Depuis des décennies, depuis la mort de Nasser, la Ligue Arabe a un rôle de potiche ou d’“idiote utile”, c’est selon, au service de la puissance tutéllaire des pays arabes, les USA. Aujourd’hui, les choses ont complètement changé. Le potentiel explosif de la révolte en cours dans les pays arabes, l’impuissance et la position défensive de l’Ouest (des USA) face à ce mouvement, redonnent à la Ligue une position politique importante et quasiment autonome, dès lors qu’elle soutient in fine cette révolte en restaurant ainsi une sorte de légitimité pour elle-même qui lui donne une force nouvelle, – et une légitimité qui sera nécessairement de forme panarabe.
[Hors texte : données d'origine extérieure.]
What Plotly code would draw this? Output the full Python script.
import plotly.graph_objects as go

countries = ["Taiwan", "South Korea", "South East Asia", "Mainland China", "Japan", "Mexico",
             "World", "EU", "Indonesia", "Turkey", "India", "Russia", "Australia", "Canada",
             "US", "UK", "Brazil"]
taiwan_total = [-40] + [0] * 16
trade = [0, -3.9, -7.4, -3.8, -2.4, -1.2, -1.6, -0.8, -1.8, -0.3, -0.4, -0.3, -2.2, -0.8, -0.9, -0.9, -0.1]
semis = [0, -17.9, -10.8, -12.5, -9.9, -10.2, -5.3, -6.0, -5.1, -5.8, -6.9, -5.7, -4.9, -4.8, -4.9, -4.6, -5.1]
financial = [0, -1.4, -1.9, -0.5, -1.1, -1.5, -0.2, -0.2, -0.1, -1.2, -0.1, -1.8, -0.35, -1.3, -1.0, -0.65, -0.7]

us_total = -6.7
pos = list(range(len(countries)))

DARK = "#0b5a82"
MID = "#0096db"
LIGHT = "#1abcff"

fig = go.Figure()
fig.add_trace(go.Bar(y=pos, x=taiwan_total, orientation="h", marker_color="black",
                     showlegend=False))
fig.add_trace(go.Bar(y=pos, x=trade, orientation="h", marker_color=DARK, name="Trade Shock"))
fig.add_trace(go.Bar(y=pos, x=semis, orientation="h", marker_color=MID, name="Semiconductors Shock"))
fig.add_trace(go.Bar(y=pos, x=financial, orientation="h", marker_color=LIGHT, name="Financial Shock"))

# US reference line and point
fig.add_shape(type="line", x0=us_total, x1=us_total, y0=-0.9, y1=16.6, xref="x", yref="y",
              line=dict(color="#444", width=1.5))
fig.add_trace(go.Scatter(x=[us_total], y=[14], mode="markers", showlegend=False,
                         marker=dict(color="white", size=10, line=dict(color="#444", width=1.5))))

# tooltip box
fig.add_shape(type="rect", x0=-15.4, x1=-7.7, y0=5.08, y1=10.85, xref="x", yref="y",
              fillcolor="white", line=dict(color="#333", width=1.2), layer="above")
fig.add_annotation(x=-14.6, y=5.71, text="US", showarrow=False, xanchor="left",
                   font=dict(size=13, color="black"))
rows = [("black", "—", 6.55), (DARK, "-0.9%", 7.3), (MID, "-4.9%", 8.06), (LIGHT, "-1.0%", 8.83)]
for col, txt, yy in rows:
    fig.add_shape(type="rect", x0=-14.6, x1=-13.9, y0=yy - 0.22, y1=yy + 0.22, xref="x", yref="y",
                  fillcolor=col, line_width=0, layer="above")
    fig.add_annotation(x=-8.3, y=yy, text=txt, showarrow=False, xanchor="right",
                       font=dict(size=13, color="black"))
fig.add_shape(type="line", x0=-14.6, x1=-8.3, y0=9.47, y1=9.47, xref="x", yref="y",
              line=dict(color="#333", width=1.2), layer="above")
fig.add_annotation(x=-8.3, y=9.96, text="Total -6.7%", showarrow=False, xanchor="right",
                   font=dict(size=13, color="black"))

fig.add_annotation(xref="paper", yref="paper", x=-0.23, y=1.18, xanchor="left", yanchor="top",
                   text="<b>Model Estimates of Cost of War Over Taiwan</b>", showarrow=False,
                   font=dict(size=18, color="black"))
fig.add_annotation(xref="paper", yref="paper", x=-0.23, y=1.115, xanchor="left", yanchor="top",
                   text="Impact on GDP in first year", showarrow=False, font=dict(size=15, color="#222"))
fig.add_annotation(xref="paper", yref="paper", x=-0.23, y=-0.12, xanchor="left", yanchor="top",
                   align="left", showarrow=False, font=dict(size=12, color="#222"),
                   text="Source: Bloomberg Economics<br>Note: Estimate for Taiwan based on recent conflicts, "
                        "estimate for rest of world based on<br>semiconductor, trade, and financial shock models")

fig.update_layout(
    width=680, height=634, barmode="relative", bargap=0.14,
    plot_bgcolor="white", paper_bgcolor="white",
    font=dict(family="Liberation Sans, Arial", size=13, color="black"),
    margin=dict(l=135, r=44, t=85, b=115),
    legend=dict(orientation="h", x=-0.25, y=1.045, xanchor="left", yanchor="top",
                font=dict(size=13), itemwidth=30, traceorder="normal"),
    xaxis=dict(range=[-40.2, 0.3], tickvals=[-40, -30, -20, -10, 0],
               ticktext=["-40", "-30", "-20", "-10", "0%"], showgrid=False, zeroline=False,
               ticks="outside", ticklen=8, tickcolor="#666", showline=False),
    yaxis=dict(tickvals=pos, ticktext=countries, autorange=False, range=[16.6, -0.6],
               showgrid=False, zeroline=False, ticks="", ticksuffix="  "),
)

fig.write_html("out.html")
La Ligue, toujours sous l’inspiration de Moussa, est sur la voie d’effectuer une bonne opération politique, qui l’est aussi pour le mouvement de révolte (et qui place nombre des membres de la Ligue dans une position difficile, – on ne fait pas d’omelettes sans casser des œufs). C’est une sorte de donnant-donnant, – tendre à donner une légitimation officelle à ce mouvement de révolte et, en retour, se trouve nimbée elle-même d’une légitimité nouvelle.